Proactive in NYC: Nostalgia for the Purple Onion and Overwhelmed by Disney

Squalor, acrid smoke, moth-bitten second-hands suits, woefully hookers, overflowing dented garbage cans and massive $100 a month lofts in Soho.

Some of these things are still with us (not the apartments) but much has been replaced with swanky W hotels, hand tailored suits, sorted and recycled garbage, tiny $2,800 a month studio apartments in the East Village, no-smoking laws, and a day that begins punctually at 7:45. The imagineers at Disney have replaced the hookers with Snow White and multi-million dollar auctions at Christy’s have replaced the street art and graffiti of Lower Manhattan. For some, it was all over when the legendary birthplace of punk, CBGBs, was turned into a high end clothing store.

The cleaning up of New York is to be celebrated, but there’s a thin line between putting a nice shinny gloss on an environment and its embourgeoisement. When Frank Sinatra sang “If I can make it there, I’ll make it anywhere”, he didn’t have in mind a well typed resume with a highly stylized cover letter.

Suddenly, New York may not be the best choice for the artistic struggler. To be a functioning artist you need the right place, the right ambiance and you need to be able to struggle while not being overwhelmed. New York’s virtue lay in the places between the Upper East Side and Battery Park. These nooks and crannies were safe havens for artists to explore. There was Alphabet City, segments of the Bowery, and even Tribeca, but now the nooks and crannies are quickly disappearing.

The growth that we’ve seen under Giuliani and Bloomberg is to be celebrated.
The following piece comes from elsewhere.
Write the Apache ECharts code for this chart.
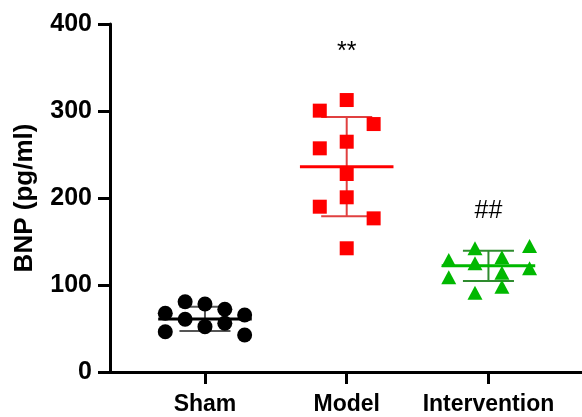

New York City has become the most popular tourist spot in the world. It seems that even hardened New Yorkers find themselves mesmerized, like tourist,s by bright lights of Times Square.

Inevitably these veterans of Old New York start to reminisce and realize that their scrubbed down, cleaned up, physically fit city has lost its energy. A friend of mine told me the other day:

“Good lord there are almost no New Yorkers in New York anymore…they’re all from Iowa.”

Well, how can anyone make it or be creative in this pristine environment? What about the old days? We tend to glorify Dylan, Baez, Ginsberg and Rothko. We wax nostalgic about the energy of the old place. But remember, for every Patti Smith, Lou Reed, Julian Schanbel, and Grandmaster Flash there are hundreds if not thousands of equally talented souls who died sad and anonymous deaths on the not-so-glamorous streets.

Point in fact it was never easy to make it in New York. Squalor has never guaranteed success; chain smoking at the Purple Onion never guaranteed creativity and ingenuity. Tending bar at the Mudd Club never promised visibility. The truth is, New York was almost as impossible then as it is now. Then, as is the case today, you had to network, deal with the power-brokers, hold meaningless jobs and share miniscule apartments with 3 roommates.

When Sinatra claimed if “I can make it there I can make it anywhere” it wasn’t the glorification of the famed New York ambiance. It was in fact a mission statement for survival in the Big Apple: If you can be proactive in New York then you will succeed. New York is the biggest opportunity and the most horrific obstacle in your way all at the same time. It’s obviously better to show up with a few million bucks in your pocket, but it’s crucial to show up with your own proactive capacity. And that’s what New York is really about. Corporate or not, it demands that you lead and not be passive.